How Einstein's makes its bagels
I called up a local Einstein’s here in Dallas to learn about how they make their bagels and talked to Janelle, the assistant manager there.
Unlike the traditional boiling method, Janelle says Einstein has steam injection ovens that simulate the boiling process.
“They’re steamed for, I’d say, about 30 seconds,” Janelle said. “After they’ve received the steam, they’ll receive the heat from the oven at 500 degrees and we will bake them for about eight to 10 minutes after that.”
I was surprise to find out about the steaming method, so I thought our listeners might be right and that boiling is what makes a New York bagel special. To make sure, I called a few bagel shops in New York and finally got a hold of David, owner of David’s Bagels.
David took me through his step-by-step process of making his bagels. First, he mixes the dough. Then, he proofs the dough and ages it for a couple of days. And then he bakes them — in a steam injection oven just like Einstein’s.
I thought for sure David would tell me he boiled his bagels before baking them, but he didn’t. So, I had to ask him what he thinks makes a New York bagel different from bagels you can get across the country.

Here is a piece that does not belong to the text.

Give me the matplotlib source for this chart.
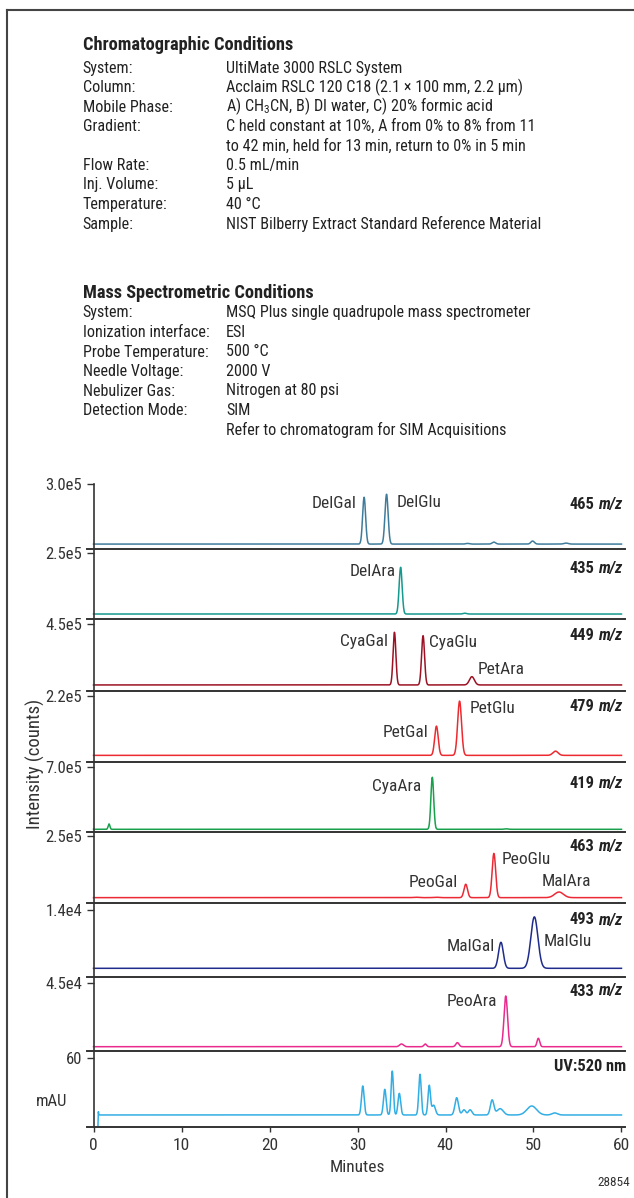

“People try making bagels in Florida and they’re terrible because of the water,” David said. “Water definitely is key. I mean the main ingredient besides the flour is the water.”
New Yorkers often brag about their tap water. The tap water has even been dubbed the “champagne of drinking water.” New York is known for having soft water, which means it's low in naturally occurring minerals like calcium and magnesium. New York water also is just about neutral on the pH scale with a level of 7.2. New Yorkers claim this tap water is the secret behind their delicious pizza and bagels.
The chemistry of New York water
But according to a recent Thrillist article, this whole New York City having the best water thing might not be true. According to the Environmental Working Group, a Washington D.C. nonprofit that monitors the nation’s water supply, New York doesn’t even rank in the top 10 of cities with the best water. In fact, Austin, Arlington, Dallas and other Texas cities rank higher than New York in terms of water quality.
It’s true that New York’s water is soft and has a neutral pH balance, but it turns out those things might not be the best ingredients for quality dough. The yeast in dough actually prefers a more acidic environment to grow, so the water in New York can slow yeast activity. And hard water is better for baking because the calcium in the water strengthens the gluten in the dough. Soft water can often lead to a weak dough that is gooey.
Bakers in New York often make up for this by using less water in a recipe or adding more yeast. Of course, if those bakers moved away from New York and tried to use the same recipe, it wouldn’t work. You’d have to adjust the recipe to compensate for the mineral content and pH balance of the water you are using. So, the water isn’t as important as many New Yorkers may think.
Maybe the New York bagel experience has something to do with the city itself.
You can find bagels in supermarkets and any local breakfast restaurant. And chances are your bagel is going to be steamed. They’re made that way because it’s a quicker process. It’s more convenient. Plus, recipes can compensate for the pH balance and mineral content of the water. So maybe it’s more about the experience than anything else.
You’re standing in New York City. You’re feeling the nostalgia of being in this historic place and you’ve got a bagel in your hand and that’s why it tastes better.